A demarcação das terras indígenas é uma questão de justiça social
Pode-se então “medir” o desempenho do governo nas ações de demarcação observando-se, por exemplo, os dados de execução orçamentária de 2013: na ação “Fiscalização e Demarcação de Terras Indígenas, Localização e Proteção de Índios Isolados e de Recente Contato” os recursos disponibilizados foram da ordem de R$ 87.863.432,00, sendo liquidados somente R$ 17.402.383,22 (o equivalente a apenas 19,8% dos recursos disponíveis). Nos desdobramentos desta ação, existe o item “Delimitação, Demarcação e Regularização de Terras Indígenas”, cuja dotação orçamentária em 2013 foi de R$ 21.642.811,00, mas foram liquidados apenas R$ 5.403.834,59 (ou 24,06% do montante).
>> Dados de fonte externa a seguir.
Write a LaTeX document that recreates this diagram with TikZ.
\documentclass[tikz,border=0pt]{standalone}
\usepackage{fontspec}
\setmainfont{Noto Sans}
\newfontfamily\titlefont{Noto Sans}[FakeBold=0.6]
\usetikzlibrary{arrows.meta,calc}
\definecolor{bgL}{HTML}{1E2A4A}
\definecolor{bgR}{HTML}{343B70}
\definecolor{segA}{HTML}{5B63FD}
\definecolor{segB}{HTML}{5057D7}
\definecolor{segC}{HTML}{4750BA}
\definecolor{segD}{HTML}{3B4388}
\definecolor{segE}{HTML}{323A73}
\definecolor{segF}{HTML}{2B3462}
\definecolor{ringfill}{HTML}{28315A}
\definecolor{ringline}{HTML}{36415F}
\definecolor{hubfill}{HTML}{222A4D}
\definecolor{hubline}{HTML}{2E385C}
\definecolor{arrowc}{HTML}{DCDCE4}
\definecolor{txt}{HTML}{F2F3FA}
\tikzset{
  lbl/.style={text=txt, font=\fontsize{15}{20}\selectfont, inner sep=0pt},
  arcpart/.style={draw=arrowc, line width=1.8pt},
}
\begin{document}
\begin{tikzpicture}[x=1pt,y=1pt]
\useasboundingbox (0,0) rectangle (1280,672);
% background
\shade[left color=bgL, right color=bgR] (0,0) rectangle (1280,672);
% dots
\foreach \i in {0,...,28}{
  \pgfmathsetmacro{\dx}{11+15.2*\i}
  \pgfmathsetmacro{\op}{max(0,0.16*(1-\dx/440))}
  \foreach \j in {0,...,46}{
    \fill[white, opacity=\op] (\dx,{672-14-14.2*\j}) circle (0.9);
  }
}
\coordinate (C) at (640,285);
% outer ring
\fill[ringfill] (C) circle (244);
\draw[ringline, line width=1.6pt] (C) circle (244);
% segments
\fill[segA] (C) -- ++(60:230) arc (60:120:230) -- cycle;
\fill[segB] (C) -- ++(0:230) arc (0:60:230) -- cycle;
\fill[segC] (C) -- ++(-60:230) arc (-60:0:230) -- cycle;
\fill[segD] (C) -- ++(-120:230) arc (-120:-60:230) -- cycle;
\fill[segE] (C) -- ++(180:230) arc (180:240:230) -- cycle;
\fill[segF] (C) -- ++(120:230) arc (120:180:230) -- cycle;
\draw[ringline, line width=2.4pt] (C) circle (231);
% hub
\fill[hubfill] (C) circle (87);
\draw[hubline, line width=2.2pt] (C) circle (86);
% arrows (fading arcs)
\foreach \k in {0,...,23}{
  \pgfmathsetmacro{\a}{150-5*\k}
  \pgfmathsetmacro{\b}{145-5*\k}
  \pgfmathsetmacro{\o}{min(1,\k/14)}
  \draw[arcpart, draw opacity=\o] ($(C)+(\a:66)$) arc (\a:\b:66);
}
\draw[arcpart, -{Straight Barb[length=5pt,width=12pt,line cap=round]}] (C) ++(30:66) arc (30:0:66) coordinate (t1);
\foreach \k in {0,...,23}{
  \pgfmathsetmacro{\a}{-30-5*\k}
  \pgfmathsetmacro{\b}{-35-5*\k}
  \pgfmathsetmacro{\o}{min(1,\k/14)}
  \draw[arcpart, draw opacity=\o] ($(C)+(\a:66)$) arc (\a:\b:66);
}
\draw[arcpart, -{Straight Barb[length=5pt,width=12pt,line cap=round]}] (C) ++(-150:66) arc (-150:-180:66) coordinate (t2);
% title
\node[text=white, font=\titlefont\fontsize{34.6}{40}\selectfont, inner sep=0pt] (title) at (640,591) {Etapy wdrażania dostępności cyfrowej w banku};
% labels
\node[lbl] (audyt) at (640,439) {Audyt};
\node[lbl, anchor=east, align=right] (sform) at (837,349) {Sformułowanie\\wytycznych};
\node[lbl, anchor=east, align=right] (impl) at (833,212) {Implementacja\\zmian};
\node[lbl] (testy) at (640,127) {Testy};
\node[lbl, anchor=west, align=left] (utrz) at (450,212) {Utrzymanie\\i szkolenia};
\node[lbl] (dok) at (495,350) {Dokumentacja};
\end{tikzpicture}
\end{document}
Uma questão atinente à justiça social, utilizada inclusive para incitar a população contra as demarcações, é a justa indenização das benfeitorias que resultam de ocupação de boa fé em terras indígenas. Sobre esse aspecto, embora exista uma infinidade de processos de indenização em curso (e conheço alguns agricultores do município de Chapecó (SC), por exemplo, que estão aguardando indenizações há mais de 15 anos), nenhum centavo foi pago, em 2013, da ação “- Indenização aos Atuais Possuidores de Títulos das Áreas sob Demarcação Indígena”, cuja dotação foi de R$ 20 milhões.
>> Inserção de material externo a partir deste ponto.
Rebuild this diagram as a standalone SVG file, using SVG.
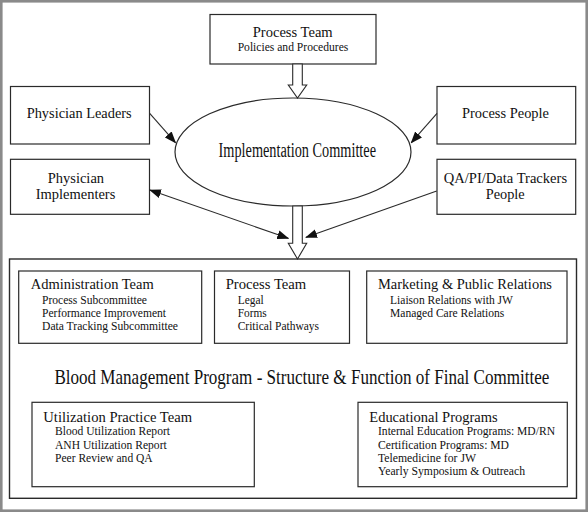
<svg xmlns="http://www.w3.org/2000/svg" width="588" height="512" viewBox="0 0 588 512">
<style>
text{font-family:"Liberation Serif","Times New Roman",serif;fill:#111}
.box{fill:#fff;stroke:#2a2a2a;stroke-width:1.2}
.big{fill:#fff;stroke:#2a2a2a;stroke-width:1.4}
.hollow{fill:#fff;stroke:#2a2a2a;stroke-width:1.1}
.conn{fill:none;stroke:#2a2a2a;stroke-width:1.1}
.c{text-anchor:middle}
.h{font-size:14.5px}
.i{font-size:11.8px}
.n{font-size:14.4px}
</style>
<defs>
<marker id="ah" markerUnits="userSpaceOnUse" markerWidth="12" markerHeight="10" refX="11" refY="4.5" orient="auto-start-reverse" viewBox="0 0 12 9">
<path d="M0,0 L12,4.5 L0,9 z" fill="#111"/>
</marker>
</defs>
<rect x="1.3" y="1.3" width="585.4" height="509.4" fill="#fff" stroke="#8a8a8a" stroke-width="2.6"/>

<g id="final-committee">
<rect class="big" x="9.5" y="259" width="567" height="239.3"/>
<text transform="translate(54.4,384) scale(0.812,1)" x="0" y="0" font-size="21" textLength="609.6" lengthAdjust="spacingAndGlyphs">Blood Management Program - Structure &amp; Function of Final Committee</text>
</g>

<g id="process-team-top">
<rect class="box" x="210" y="14.5" width="166" height="49.5"/>
<text class="c" x="292.7" y="37" font-size="15" textLength="80" lengthAdjust="spacingAndGlyphs">Process Team</text>
<text class="c" x="293" y="50.7" font-size="12" textLength="110.7" lengthAdjust="spacingAndGlyphs">Policies and Procedures</text>
</g>

<g id="implementation-committee">
<ellipse class="box" cx="293" cy="152" rx="118" ry="54"/>
<text class="c" x="297.3" y="157.3" font-size="20" textLength="157.4" lengthAdjust="spacingAndGlyphs">Implementation Committee</text>
</g>

<g id="physician-leaders">
<rect class="box" x="10.5" y="86.5" width="139" height="57.5"/>
<text class="c n" x="79.2" y="118.3" textLength="105" lengthAdjust="spacingAndGlyphs">Physician Leaders</text>
</g>

<g id="process-people">
<rect class="box" x="437" y="86.5" width="138.7" height="57.5"/>
<text class="c n" x="505.5" y="118.3" textLength="87" lengthAdjust="spacingAndGlyphs">Process People</text>
</g>

<g id="physician-implementers">
<rect class="box" x="10.5" y="159.3" width="139" height="55"/>
<text class="c n" x="75.9" y="182.7" textLength="56.3" lengthAdjust="spacingAndGlyphs">Physician</text>
<text class="c n" x="75.5" y="199.3" textLength="79.6" lengthAdjust="spacingAndGlyphs">Implementers</text>
</g>

<g id="qa-people">
<rect class="box" x="437" y="159.3" width="138.7" height="55"/>
<text class="c n" x="505.4" y="182.7" textLength="123.3" lengthAdjust="spacingAndGlyphs">QA/PI/Data Trackers</text>
<text class="c n" x="505.2" y="199.3" textLength="39" lengthAdjust="spacingAndGlyphs">People</text>
</g>

<g id="administration-team">
<rect class="box" x="18.7" y="271" width="183" height="72.3"/>
<text class="h" x="30.7" y="289.3" textLength="123" lengthAdjust="spacingAndGlyphs">Administration Team</text>
<text class="i" x="42" y="304" textLength="105" lengthAdjust="spacingAndGlyphs">Process Subcommittee</text>
<text class="i" x="42" y="316.7" textLength="124" lengthAdjust="spacingAndGlyphs">Performance Improvement</text>
<text class="i" x="42" y="330" textLength="136" lengthAdjust="spacingAndGlyphs">Data Tracking Subcommittee</text>
</g>

<g id="process-team-final">
<rect class="box" x="214.5" y="271" width="135" height="72.3"/>
<text class="h" x="225.7" y="289.3" textLength="80.6" lengthAdjust="spacingAndGlyphs">Process Team</text>
<text class="i" x="237.7" y="304" textLength="26" lengthAdjust="spacingAndGlyphs">Legal</text>
<text class="i" x="237.7" y="316.7" textLength="29" lengthAdjust="spacingAndGlyphs">Forms</text>
<text class="i" x="237.7" y="330" textLength="81.4" lengthAdjust="spacingAndGlyphs">Critical Pathways</text>
</g>

<g id="marketing">
<rect class="box" x="366.7" y="271" width="200.3" height="72.3"/>
<text class="h" x="378" y="289.3" textLength="174" lengthAdjust="spacingAndGlyphs">Marketing &amp; Public Relations</text>
<text class="i" x="390" y="304" textLength="123" lengthAdjust="spacingAndGlyphs">Liaison Relations with JW</text>
<text class="i" x="390" y="316.7" textLength="114.3" lengthAdjust="spacingAndGlyphs">Managed Care Relations</text>
</g>

<g id="utilization-practice-team">
<rect class="box" x="32" y="402.3" width="222.3" height="84.4"/>
<text class="h" x="43.3" y="421.7" textLength="148.7" lengthAdjust="spacingAndGlyphs">Utilization Practice Team</text>
<text class="i" x="55" y="435" textLength="115" lengthAdjust="spacingAndGlyphs">Blood Utilization Report</text>
<text class="i" x="55" y="449" textLength="111.7" lengthAdjust="spacingAndGlyphs">ANH Utilization Report</text>
<text class="i" x="55" y="461.7" textLength="97.7" lengthAdjust="spacingAndGlyphs">Peer Review and QA</text>
</g>

<g id="educational-programs">
<rect class="box" x="358" y="402.3" width="209.3" height="84.4"/>
<text class="h" x="369.3" y="421.7" textLength="128.3" lengthAdjust="spacingAndGlyphs">Educational Programs</text>
<text class="i" x="378" y="435" textLength="177" lengthAdjust="spacingAndGlyphs">Internal Education Programs: MD/RN</text>
<text class="i" x="378" y="449" textLength="131" lengthAdjust="spacingAndGlyphs">Certification Programs: MD</text>
<text class="i" x="378" y="461.7" textLength="98" lengthAdjust="spacingAndGlyphs">Telemedicine for JW</text>
<text class="i" x="378" y="474.5" textLength="147" lengthAdjust="spacingAndGlyphs">Yearly Symposium &amp; Outreach</text>
</g>

<g id="connectors">
<polygon class="hollow" points="292.7,64 302.3,64 302.3,85 306.7,85 297.5,98 288.3,85 292.7,85"/>
<polygon class="hollow" points="292.7,206 302.3,206 302.3,243.3 306.7,243.3 297.5,259 288.3,243.3 292.7,243.3"/>
<line class="conn" x1="149.7" y1="113.3" x2="175.5" y2="142.7" marker-end="url(#ah)"/>
<line class="conn" x1="437" y1="113.3" x2="411.3" y2="142.7" marker-end="url(#ah)"/>
<line class="conn" x1="150" y1="190" x2="288.3" y2="238.3" marker-start="url(#ah)" marker-end="url(#ah)"/>
<line class="conn" x1="436.7" y1="191" x2="306" y2="237.3" marker-end="url(#ah)"/>
</g>
</svg>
A reforma agrária é também uma questão de justiça social, e se liga igualmente ao problema da terra e de sua destinação. Recorrendo novamente aos dados de execução orçamentária, vale observar que, no programa “Reforma Agrária e Ordenamento da Estrutura Fundiária”, elencam-se ações voltadas à concessão de créditos às famílias assentadas, ao desenvolvimento dessas famílias e à desapropriação de imóveis rurais para a reforma agrária. Dos R$ 2,5 bilhões autorizados em orçamento, apenas R$ 975,2 milhões foram aplicados, o que representa 38,7% do total. A situação é tão grave que, no dia 13 de fevereiro, cerca de 15 mil integrantes do Movimento dos Trabalhadores Rurais Sem Terra (MST) protestaram no centro de Brasília e exigiram mudanças nas políticas agrárias. As lideranças do movimento reclamam do baixo número de famílias assentadas por desapropriações e da burocracia para ingressarem em programas sociais básicos.
A superação das desigualdades é uma questão de justiça social
Para isto, é necessário que se promova uma mudança de rota, um novo “mapa do desenvolvimento” deve ser traçado, cuja orientação seja a promoção da justiça social e da dignidade humana. De acordo com a Pesquisa de Orçamentos Familiares (POF), do Instituto Brasileiro de Geografia e Estatísticas (IBGE), o Brasil é hoje o quarto país no mundo em desigualdade entre pobres e ricos. Registra-se nesta pesquisa que, no ano de 2012, 10% da população mais rica concentrava 42% da renda do país. No atual modelo de governo privilegiam-se setores lucrativos, o que acentua o fosso que separa ricos e pobres.
As desigualdades, que nos discursos oficiais sempre aparecem atenuadas, já não podem ser vistas como efeitos colaterais do modelo desenvolvimentista – elas têm sido constituídas no jogo da concorrência. Quando a concorrência (entre empresas, entre trabalhadores, entre setores da sociedade) é o princípio de organização do mercado e do governo, não se pode vislumbrar a superação das desigualdades. A concorrência é, no atual modelo de governo, um jogo que deve ser continuamente alimentado e sustentado. Por esta razão, a agenda da presidente está lotada de compromissos vinculados aos setores que, na concorrência, se mostram fortes e produtivos. O agronegócio é, neste contexto, um setor alimentado e nutrido, que recebe atenção especial do governo.
Não é possível vislumbrar a conquista e a garantia de direitos em um modelo concorrencial, pois neste, há sempre vencedores e perdedores. No jogo da concorrência, os povos indígenas, os quilombolas, as comunidades tradicionais não são tidos como “setores viáveis”, e sim como grupos residuais. Assim, o que se oferece (quando muito) a estes grupos, são ações de “gestão das desigualdades”, ou seja, ações assistenciais, paliativas, de impacto momentâneo, que não conduzem à conquista efetiva dos direitos – em especial do direito à terra.
É necessário, portanto, retomar a pauta da justiça social, reconhecendo que um governo existe para proporcionar bem estar e segurança para toda a sua população, e para promover a esta o acesso a bens, recursos, tecnologias, resguardando direitos humanos que não podem ser subvertidos e adequados a uma lógica empresarial.